L'épouse de Rav Elyahou remarqua cependant que la traduction n'était pas exacte et Rav Elyahou demanda alors que ce soit le Grand-Rabbin de France qui assure la traduction puis il reprit : « J'ai ainsi appris que le trône de Napoléon n'était pas à vendre et que Louis XIV, bien que n'étant pas un modèle de vertu, était cependant révéré et honoré comme un héros du peuple français. J'ai remarqué que vous vous attendiez à ce que je comprenne vos sentiments et que j'accorde moi aussi du respect à ces deux personnalités alors que je ne suis pas français et que je n'habite pas votre beau pays. Alors, chers amis, j'attends la même chose de vous : nous, les Juifs, nous révérons les fondateurs de notre peuple, Avraham, Its'hak et Yaakov (Abraham, Isaac et Jacob) qui, contrairement à vos grands hommes, ont vécu il y a près de quatre mille ans et qui ont été des modèles d'intégrité morale et de dévouement.
« Est-ce trop vous demander que, de la même manière que vous nous demandez de respecter vos rois, vous respectiez aussi nos Patriarches ? Par exemple, il y a plus de 3300 ans, Moïse nous a amenés vers la Terre Promise et environ 400 ans plus tard, les rois David et Salomon ont agrandi et embelli la ville de Jérusalem. C'est notre histoire. Si le trône de Napoléon n'est pas à vendre, comment pouvez-vous nous demander de donner des parts de notre pays et de notre capitale bien-aimée ? »
Les membres de la délégation qui accompagnaient le Grand-Rabbin Elyahou étaient horrifiés : l'incident diplomatique n'était pas loin, pensaient-ils avec angoisse. Le silence se fit et chacun s'attendait à ce que le Président tourne les talons et claque la porte devant cet invité si embarrassant.
Mais il n'en fut rien. Au contraire.
Tous les ministres et conseillers présents applaudirent le Grand-Rabbin à tout rompre. Le Président Chirac s'empressa de serrer chaleureusement la main de Rav Elyahou puis murmura quelque chose à l'oreille d'un de ses assistants qui revint avec une petite boîte posée sur un coussin de velours.
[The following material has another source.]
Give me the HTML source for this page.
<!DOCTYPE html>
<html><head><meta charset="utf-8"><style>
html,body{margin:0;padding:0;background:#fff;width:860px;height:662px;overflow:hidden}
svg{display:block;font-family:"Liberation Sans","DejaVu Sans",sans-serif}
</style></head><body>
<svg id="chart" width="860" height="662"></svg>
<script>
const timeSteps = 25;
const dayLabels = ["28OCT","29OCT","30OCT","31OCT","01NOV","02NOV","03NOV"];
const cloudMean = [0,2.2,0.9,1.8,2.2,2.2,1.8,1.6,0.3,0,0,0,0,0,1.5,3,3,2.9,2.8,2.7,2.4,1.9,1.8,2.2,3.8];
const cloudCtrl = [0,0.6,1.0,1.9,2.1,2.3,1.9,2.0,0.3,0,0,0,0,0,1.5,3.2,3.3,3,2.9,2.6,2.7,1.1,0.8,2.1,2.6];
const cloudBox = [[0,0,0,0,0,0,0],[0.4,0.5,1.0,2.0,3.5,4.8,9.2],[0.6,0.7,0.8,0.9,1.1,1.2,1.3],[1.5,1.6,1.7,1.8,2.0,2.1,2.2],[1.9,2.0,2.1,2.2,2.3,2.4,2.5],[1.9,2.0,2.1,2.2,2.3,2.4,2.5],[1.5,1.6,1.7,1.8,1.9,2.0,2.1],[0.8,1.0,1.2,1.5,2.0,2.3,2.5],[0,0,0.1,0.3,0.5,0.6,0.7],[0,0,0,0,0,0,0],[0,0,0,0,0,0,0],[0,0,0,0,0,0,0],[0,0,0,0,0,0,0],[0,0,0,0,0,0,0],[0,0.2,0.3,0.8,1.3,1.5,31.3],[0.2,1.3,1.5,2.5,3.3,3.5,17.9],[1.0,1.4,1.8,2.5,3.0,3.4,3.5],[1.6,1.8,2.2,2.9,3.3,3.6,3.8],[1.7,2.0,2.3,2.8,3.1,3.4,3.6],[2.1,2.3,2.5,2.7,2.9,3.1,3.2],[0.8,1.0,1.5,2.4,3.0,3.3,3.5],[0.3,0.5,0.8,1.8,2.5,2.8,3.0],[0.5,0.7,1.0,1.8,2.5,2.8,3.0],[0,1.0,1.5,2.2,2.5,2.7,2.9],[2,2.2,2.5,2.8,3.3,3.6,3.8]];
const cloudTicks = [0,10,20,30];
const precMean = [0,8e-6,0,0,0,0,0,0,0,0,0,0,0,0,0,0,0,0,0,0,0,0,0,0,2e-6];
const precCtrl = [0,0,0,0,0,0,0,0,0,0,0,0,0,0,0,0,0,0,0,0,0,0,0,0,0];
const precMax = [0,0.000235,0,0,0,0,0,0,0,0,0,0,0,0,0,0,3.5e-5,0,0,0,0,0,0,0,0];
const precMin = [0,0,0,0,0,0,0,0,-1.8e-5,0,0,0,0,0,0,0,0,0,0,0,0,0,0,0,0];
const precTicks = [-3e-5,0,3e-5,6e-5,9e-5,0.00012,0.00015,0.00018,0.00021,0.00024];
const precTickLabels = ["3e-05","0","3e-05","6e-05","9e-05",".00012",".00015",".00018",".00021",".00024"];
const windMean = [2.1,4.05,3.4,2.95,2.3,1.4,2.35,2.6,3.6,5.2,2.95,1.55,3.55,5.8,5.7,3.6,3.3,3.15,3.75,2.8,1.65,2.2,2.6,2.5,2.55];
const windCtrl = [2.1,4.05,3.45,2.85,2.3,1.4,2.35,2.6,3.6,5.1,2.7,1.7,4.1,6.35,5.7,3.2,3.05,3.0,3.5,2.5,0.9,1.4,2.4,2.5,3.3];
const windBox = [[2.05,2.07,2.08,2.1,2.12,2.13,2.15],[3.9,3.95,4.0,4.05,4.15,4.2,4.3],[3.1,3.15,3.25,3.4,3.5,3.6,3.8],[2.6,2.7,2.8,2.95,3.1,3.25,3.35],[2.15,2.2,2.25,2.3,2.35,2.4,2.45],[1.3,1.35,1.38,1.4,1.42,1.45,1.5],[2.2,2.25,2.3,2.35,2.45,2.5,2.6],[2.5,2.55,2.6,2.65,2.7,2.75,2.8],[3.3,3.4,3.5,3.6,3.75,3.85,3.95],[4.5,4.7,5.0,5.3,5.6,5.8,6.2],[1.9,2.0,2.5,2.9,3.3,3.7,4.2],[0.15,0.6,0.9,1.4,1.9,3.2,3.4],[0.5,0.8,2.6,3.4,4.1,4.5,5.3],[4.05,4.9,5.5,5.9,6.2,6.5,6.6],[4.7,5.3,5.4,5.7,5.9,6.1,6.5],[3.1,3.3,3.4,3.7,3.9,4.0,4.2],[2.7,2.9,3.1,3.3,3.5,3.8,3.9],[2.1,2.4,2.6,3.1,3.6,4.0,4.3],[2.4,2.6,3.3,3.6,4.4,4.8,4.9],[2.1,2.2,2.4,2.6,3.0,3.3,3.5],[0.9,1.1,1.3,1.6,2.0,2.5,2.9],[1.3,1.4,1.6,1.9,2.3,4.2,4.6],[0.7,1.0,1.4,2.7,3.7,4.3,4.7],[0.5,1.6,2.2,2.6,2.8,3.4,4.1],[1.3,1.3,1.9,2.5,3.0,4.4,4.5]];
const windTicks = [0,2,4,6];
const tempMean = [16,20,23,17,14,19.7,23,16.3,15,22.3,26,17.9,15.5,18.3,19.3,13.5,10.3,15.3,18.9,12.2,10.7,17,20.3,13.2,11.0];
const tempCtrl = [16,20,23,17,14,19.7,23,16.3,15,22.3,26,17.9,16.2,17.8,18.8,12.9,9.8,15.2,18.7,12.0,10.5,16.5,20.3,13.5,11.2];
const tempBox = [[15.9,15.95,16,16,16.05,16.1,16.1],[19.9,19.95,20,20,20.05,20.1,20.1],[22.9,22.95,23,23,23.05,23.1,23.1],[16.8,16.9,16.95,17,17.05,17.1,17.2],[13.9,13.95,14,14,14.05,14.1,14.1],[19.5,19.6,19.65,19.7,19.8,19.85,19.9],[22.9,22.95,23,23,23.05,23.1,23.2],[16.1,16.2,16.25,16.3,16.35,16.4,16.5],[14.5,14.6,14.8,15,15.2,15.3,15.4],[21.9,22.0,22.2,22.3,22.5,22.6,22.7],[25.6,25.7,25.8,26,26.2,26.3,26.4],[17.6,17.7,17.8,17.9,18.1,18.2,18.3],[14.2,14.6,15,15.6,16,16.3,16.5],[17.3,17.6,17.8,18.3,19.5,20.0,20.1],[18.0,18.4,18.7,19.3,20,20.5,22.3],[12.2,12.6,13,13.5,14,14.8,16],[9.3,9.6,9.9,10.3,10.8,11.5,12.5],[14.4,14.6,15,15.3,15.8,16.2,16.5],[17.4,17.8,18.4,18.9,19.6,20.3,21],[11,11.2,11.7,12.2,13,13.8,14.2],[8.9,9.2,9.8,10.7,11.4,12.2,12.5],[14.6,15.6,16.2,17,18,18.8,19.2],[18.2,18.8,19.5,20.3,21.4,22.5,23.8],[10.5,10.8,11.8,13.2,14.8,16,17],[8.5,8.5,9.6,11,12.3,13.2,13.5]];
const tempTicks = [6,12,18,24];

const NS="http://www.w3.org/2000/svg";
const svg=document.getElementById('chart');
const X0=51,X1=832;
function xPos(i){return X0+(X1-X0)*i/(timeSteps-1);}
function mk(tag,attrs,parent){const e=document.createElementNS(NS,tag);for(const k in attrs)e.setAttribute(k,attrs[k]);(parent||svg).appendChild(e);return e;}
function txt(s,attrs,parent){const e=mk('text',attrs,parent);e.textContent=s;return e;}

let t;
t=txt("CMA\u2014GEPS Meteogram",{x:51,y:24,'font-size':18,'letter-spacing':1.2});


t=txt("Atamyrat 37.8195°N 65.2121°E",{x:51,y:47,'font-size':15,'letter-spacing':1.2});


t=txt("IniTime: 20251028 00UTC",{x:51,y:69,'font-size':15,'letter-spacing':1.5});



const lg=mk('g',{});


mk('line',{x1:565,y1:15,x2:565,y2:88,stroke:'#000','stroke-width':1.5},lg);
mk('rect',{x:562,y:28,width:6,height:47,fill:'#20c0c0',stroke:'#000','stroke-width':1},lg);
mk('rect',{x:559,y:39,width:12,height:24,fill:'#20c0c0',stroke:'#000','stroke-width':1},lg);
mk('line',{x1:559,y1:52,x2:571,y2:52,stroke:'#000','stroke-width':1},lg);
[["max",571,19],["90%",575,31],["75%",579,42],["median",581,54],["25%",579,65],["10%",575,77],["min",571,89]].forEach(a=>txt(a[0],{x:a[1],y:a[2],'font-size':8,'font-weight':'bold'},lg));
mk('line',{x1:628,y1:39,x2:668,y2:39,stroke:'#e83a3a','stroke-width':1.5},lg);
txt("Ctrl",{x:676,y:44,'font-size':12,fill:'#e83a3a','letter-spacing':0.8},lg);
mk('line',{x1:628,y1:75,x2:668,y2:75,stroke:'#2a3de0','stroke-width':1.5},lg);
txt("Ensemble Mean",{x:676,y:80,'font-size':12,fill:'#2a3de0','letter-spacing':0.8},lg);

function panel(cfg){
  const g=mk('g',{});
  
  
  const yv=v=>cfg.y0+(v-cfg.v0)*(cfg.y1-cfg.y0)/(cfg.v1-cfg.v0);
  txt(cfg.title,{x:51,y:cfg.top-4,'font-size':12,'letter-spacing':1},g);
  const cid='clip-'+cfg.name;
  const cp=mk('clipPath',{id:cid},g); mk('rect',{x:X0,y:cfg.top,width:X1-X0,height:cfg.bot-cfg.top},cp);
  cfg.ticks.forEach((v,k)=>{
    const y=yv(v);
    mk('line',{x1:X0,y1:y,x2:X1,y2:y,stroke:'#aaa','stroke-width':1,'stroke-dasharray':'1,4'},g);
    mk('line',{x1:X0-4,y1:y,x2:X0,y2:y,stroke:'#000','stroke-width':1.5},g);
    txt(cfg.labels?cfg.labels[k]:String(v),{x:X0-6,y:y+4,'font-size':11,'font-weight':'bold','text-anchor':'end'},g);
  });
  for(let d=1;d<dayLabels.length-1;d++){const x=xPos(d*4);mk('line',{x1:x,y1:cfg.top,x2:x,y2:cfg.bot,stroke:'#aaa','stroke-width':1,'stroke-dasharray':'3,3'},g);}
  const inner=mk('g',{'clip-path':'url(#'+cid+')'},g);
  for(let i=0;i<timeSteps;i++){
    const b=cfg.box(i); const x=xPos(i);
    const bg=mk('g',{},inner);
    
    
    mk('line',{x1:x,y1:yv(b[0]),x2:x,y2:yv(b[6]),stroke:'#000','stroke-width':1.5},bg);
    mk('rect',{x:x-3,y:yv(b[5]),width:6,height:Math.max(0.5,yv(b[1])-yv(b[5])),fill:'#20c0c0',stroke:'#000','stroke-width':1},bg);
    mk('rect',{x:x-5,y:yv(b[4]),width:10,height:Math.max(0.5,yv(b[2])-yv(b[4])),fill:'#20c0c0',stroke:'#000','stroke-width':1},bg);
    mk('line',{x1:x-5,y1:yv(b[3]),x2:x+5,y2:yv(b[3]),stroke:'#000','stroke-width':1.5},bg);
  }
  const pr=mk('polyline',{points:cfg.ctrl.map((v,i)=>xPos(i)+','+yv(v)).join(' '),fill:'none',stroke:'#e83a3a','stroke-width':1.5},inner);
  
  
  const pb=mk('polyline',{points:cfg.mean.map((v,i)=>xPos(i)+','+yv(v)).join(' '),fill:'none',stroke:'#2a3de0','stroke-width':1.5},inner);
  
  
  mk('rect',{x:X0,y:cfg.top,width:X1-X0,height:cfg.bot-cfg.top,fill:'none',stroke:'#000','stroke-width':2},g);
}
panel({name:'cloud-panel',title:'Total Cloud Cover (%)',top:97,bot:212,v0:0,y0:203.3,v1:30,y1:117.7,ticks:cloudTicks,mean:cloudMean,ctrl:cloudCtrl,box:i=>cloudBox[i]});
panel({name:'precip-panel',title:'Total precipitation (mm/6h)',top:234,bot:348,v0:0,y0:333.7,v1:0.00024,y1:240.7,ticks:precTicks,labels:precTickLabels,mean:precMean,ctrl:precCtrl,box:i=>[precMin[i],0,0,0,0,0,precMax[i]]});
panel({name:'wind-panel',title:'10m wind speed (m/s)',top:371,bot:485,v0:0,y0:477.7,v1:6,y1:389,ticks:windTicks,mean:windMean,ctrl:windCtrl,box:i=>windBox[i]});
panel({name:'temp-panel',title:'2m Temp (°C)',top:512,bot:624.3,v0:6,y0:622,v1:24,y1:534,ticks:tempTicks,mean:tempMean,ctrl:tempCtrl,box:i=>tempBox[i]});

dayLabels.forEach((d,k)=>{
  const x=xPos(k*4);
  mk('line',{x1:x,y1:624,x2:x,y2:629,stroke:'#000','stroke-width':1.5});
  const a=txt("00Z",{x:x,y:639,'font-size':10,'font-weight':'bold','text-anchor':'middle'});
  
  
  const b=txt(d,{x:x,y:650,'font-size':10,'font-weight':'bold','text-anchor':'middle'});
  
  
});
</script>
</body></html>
« Cette médaille est normalement réservée pour des présidents, déclara Jacques Chirac. Mais je n'avais jamais entendu pareil discours : vos paroles m'ont tellement impressionné que je vous l'offre aujourd'hui en témoignage de ma profonde admiration et de celle du peuple français ! »
Rav Morde'haï Elyahou avait parlé avec son cœur et ses paroles percutantes avaient adouci les cœurs les plus endurcis.